- _TASK TO COMPLETE_
Retype word for word the first line of the listing and each line after it up to the line with "return String(v).replace('-', '\u2212');", with the pictures taken out.

- _SUPPLIED DATA_
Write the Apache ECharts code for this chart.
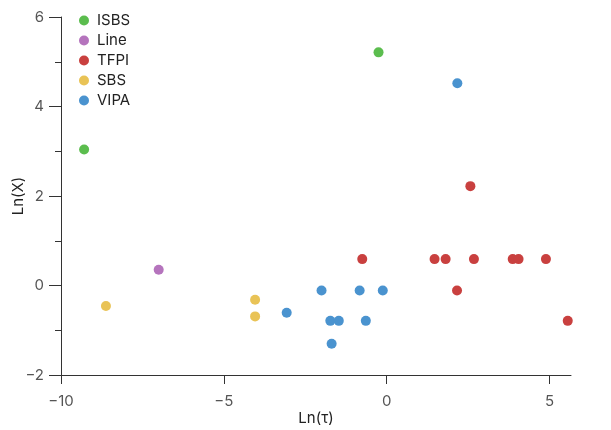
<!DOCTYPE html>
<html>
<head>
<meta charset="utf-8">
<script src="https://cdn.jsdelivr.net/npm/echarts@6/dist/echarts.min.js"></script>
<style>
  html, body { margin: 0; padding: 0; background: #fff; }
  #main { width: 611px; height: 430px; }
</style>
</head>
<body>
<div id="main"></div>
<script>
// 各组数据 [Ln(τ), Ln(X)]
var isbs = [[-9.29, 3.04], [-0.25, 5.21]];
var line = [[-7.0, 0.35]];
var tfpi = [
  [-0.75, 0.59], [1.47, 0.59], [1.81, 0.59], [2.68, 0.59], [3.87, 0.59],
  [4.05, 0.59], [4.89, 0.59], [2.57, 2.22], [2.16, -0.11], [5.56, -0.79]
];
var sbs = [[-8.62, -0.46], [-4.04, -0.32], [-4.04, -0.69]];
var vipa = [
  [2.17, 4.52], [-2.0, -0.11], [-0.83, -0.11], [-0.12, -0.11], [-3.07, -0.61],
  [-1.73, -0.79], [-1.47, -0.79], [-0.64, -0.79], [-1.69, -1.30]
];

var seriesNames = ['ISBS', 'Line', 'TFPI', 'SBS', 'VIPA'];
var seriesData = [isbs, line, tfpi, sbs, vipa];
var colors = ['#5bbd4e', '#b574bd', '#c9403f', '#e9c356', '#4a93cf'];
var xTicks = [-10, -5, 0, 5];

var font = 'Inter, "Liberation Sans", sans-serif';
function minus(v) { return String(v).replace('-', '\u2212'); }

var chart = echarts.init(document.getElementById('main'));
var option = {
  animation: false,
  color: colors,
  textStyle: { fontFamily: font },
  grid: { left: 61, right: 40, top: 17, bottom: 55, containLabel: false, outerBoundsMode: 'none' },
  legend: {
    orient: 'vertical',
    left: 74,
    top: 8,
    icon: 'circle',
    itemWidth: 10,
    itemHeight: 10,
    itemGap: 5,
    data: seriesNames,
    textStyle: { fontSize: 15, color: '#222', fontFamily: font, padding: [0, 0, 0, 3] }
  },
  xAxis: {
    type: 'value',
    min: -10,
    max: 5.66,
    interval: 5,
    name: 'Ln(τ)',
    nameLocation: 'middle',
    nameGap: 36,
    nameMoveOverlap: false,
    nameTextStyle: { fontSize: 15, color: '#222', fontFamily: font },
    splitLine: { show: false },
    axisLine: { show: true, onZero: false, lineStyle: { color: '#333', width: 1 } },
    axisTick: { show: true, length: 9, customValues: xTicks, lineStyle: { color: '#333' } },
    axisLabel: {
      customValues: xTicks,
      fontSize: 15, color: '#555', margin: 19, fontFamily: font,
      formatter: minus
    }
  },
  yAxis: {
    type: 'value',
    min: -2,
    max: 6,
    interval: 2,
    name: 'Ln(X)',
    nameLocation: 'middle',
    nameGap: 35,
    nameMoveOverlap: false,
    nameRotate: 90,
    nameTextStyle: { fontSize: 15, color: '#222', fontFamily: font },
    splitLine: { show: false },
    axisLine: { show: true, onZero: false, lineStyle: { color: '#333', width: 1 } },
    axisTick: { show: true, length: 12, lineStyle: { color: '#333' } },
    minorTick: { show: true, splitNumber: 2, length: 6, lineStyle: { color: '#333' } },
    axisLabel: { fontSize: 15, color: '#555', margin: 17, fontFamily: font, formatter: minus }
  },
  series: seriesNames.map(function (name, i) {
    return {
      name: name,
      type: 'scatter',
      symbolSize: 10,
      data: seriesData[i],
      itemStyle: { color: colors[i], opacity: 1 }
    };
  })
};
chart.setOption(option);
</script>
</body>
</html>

- _REPLY TO THE EXERCISE_
Write the Apache ECharts code for this chart.
<!DOCTYPE html>
<html>
<head>
<meta charset="utf-8">
<script src="https://cdn.jsdelivr.net/npm/echarts@6/dist/echarts.min.js"></script>
<style>
  html, body { margin: 0; padding: 0; background: #fff; }
  #main { width: 611px; height: 430px; }
</style>
</head>
<body>
<div id="main"></div>
<script>
// 各组数据 [Ln(τ), Ln(X)]
var isbs = [[-9.29, 3.04], [-0.25, 5.21]];
var line = [[-7.0, 0.35]];
var tfpi = [
  [-0.75, 0.59], [1.47, 0.59], [1.81, 0.59], [2.68, 0.59], [3.87, 0.59],
  [4.05, 0.59], [4.89, 0.59], [2.57, 2.22], [2.16, -0.11], [5.56, -0.79]
];
var sbs = [[-8.62, -0.46], [-4.04, -0.32], [-4.04, -0.69]];
var vipa = [
  [2.17, 4.52], [-2.0, -0.11], [-0.83, -0.11], [-0.12, -0.11], [-3.07, -0.61],
  [-1.73, -0.79], [-1.47, -0.79], [-0.64, -0.79], [-1.69, -1.30]
];

var seriesNames = ['ISBS', 'Line', 'TFPI', 'SBS', 'VIPA'];
var seriesData = [isbs, line, tfpi, sbs, vipa];
var colors = ['#5bbd4e', '#b574bd', '#c9403f', '#e9c356', '#4a93cf'];
var xTicks = [-10, -5, 0, 5];

var font = 'Inter, "Liberation Sans", sans-serif';
function minus(v) { return String(v).replace('-', '\u2212'); }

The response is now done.